There are other challenges for system-level modeling. “As we move to add untimed TLM or higher-level abstractions on the hardware side, algorithmic abstractions for software and analog, we don’t have consistently complete synthesis paths for all of those elements, especially not on the analog side,” said Adam Sherer, product management group director for automotive safety in the Systems Verification Group (SVG) at Cadence. “It comes back to how the verification tasks are divided so you are not really repeating anything, but answering how do you make sure you’ve done enough at each level? For the standards side, the ISO 26262 asks for both modeling and requirements tracing because it recognizes that the modeling is going to be incomplete and imperfect. It’s good, you need to do both it because really you need to get two things out of that—you get the connection across modeling abstractions with some means of actually doing that, and you get a traceable record of what you have verified. Those things are really critical when you are looking through the traceability from the OEM all the way through to the IP components that make up the work products in your end system. We need to make those connections. Both are needed, but I would argue that the requirements are more persistent across all of those abstractions.”

There is plenty of agreement about growing complexity of these systems. There is less agreement about what to do about it.

“You have 70+ controllers sitting on a CAN and approximately 100 million lines of code, so the problem is very large,” said EDA consultant Bernard Murphy. “Many of those systems must deliver a real-time quality of service, which is challenging to validate for conventional modeling/simulation methods. You have to worry about all of this operating effectively in a very noisy environment, through internal and external EM interference coupling to 5 kilometers of cabling. And you have to prove safe operation under all possible circumstances for the 10-plus years of life of the vehicle, so you have to worry about hardware and software reliability, soft error rates and more.”

He believes the only way to manage this is through abstraction and separation of concerns and related standardization.

Playing catch up
While not the full answer, the advanced approaches described above could be poised for adoption. But they’re not. Far from it, in fact, said Sovani. During a recent meeting, one of Ansys’ customers disclosed its approach using what is called “document-based systems engineering,” which means one group does the modeling, creates the output of the model, and creates a document (report) based on that, which is then passed onto the next group of people.

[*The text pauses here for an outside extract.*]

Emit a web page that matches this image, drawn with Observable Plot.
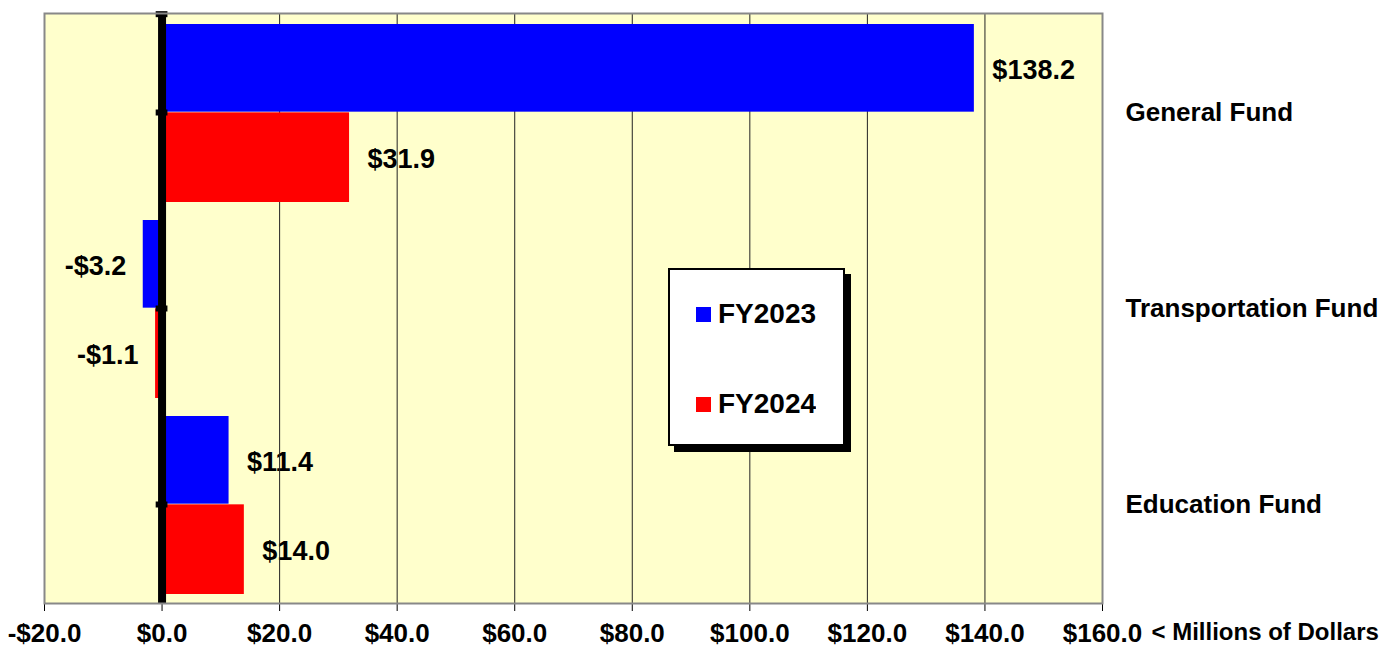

They take the inputs from that report and put it into their models. “This is the very, very early stage where people want to ultimately go to model-based system engineering with models that can be transferred, models that can plug and play with each other nicely.”

It might seem like a no-brainer to borrow methodologies from the semiconductor space, but looking at vehicles today, Sovani said, the technologies embedded in it are so diverse that the design and engineering have to be done in equally diverse ways. “For example, a car has a gasoline engine, and the gasoline is burned inside of the engine, so the combustion process needs to be developed and modeled. The engineering of that combustion process is itself a very complex, difficult task. There are books upon books upon journals of papers, decades of research, thousands of researchers working on that. That’s very different from, let’s say, a vehicle that now has a battery in it, and the electrochemistry of the battery has to be developed. Those are very different things, and further from them would be crash safety of a car. How is the car going to collapse in the event of a crash? How is the metal is going to bend in the right way to protect the occupants? These sciences are so different. In those scenarios you might have a thermal engineer working on the combustion engine. You might have a chemist working on the battery, but have a mechanical engineer working on the structure side. It’s very different, and that makes it challenging to have one unified design process.”

Unchartered waters
For a company just entering the model-based development market, the observations are plentiful.

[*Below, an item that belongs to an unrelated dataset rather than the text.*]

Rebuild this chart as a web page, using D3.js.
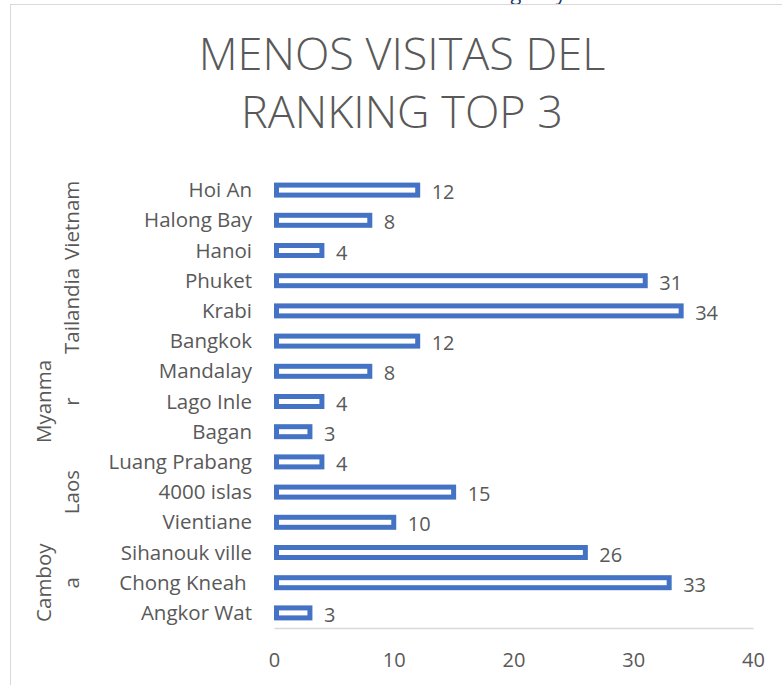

Tucker Taft, director of language research at AdaCore, explained that for the past two decades AdaCore has been selling compilers mostly to the aerospace and defense market, and focusing on the Ada and C programming languages. About four years ago, the company realized that modeling was coming of age—particularly with one of its customers, which went from buying hundreds of copies of its compiler to just five. When questioned, it turned out the company had completely moved to model-based development, so it didn’t need hundreds of copies of compilers for programmers because they’d gotten rid of their programmers.”

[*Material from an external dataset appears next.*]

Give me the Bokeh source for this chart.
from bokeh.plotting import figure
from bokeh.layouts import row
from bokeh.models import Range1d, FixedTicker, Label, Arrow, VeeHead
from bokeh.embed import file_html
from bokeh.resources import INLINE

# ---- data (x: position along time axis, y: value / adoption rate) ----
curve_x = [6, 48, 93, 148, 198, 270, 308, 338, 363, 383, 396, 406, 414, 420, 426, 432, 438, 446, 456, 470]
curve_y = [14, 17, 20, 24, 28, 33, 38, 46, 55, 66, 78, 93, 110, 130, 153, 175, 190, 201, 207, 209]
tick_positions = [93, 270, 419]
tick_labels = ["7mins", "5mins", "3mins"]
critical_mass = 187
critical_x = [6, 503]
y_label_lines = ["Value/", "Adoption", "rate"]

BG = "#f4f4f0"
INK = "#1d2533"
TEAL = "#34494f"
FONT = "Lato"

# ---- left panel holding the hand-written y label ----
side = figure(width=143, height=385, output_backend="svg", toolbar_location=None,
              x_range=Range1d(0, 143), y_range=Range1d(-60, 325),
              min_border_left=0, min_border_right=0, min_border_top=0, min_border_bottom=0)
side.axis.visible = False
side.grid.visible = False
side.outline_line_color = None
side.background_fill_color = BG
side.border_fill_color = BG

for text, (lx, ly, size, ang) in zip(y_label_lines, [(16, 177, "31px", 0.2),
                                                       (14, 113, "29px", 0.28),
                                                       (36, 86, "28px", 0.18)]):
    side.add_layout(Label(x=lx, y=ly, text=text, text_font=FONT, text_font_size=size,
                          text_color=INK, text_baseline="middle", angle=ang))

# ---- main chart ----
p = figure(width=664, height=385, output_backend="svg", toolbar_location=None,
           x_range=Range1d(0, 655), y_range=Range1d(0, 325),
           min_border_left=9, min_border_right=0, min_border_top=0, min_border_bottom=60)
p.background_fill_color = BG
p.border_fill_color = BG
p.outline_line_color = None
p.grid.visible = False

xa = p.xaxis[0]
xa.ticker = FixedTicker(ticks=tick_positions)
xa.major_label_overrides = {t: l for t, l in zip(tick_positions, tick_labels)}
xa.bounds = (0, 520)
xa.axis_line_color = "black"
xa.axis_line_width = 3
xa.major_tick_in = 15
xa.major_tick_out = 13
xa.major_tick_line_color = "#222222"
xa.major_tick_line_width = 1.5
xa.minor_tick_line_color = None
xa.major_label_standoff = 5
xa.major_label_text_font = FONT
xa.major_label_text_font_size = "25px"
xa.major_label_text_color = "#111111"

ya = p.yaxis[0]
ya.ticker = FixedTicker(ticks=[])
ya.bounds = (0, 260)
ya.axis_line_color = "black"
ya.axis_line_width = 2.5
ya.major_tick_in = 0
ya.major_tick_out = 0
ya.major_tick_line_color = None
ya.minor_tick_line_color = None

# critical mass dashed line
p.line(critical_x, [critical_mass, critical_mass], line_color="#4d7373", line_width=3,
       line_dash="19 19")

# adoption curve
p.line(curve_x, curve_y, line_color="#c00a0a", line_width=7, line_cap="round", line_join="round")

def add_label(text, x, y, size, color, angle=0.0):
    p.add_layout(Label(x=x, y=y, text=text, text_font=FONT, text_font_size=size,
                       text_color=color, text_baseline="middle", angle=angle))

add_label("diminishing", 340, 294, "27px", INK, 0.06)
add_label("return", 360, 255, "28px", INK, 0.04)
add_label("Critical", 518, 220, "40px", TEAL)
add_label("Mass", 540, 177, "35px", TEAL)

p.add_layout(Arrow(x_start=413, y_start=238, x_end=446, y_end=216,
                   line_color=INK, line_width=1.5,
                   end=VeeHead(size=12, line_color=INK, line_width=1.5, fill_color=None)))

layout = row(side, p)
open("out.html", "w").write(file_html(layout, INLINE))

To address model-based development, AdaCore knew it would need to be focus on the safety side of things, and to this end the company is building a so-called auto-coder/co-generator that will take Simulink models and generate Ada or C from them. Taft said the goal is a tool that can be trusted to “generate precisely what the model said—it doesn’t add anything, it doesn’t remove anything.”

It turns out the auto industry has been getting by without these trusted co-generators for a while, but as the industry changes and becomes even more safety-conscious—think self-driving cars—if the car does something crazy, it’s hard to blame the driver. “Clearly, the stakes are getting higher in the automotive industry,” Taft added.

Satisfying those stakes means there is work yet to be done.

Alexander Tan, product line manager, Automotive Solutions Group at Marvell Technology Group, stressed that system modeling is an important step in building a fault-tolerant, automotive network for next generation E/E (electric/electronic) architectures. “Some level of component modeling is built into specific automotive standards such as the AUTOSAR operating system. With the advancement of Ethernet systems into vehicle architectures and the use of new protocols like Audio Video Bridging and Time Sensitive Networking to support different classes of data traffic, there is a need for more advanced network modeling tools and there are several companies working to provide solutions.”

This often requires a stage-testing a prototype network, as well, to ensure correct system design.

Finally, a third important type of modeling is at the channel level to investigate performance expectations in the electrical harness and related systems. “By modeling at the component, channel, and network protocol level and combining that with testing of prototype systems, it is possible to develop and refine system level automotive designs,” he said.

But as with all complex systems, integrating new technology into the design process takes time. And no matter how great the need, or how dramatic the changes in automobiles, modeling will have to prove its usefulness and reliability over a period of years, across groups with very different needs, and incrementally through multiple generations of vehicles.



1 comments

jring281 says:

This is a very good introduction to how NOT to model a complex system (let alone one that learns, e.g. and driverless autotmobile). Those who attempt to model what cars ARE, i.e., that focus on components, instead of what cars DO, i.e., that focus on stimulus:response behaviors, simply increase the complexity of the problem rather than discover the essence.

Col. John Boyd highlighted this with his OODA loop theory that evoved during the 1970’s – 1990’s. FIA Formula 1 racers discovered this in the 1980’s.

Unfortunately most current engineering simulation approaches have focused on illuminating the “as designed” factors instead of the earlier “as envisioned/conceptualized” factors.

The good news is that we may be evolving to system modeling languages that are directly executable thereby bypassing the need to build a simulation of the system being designed.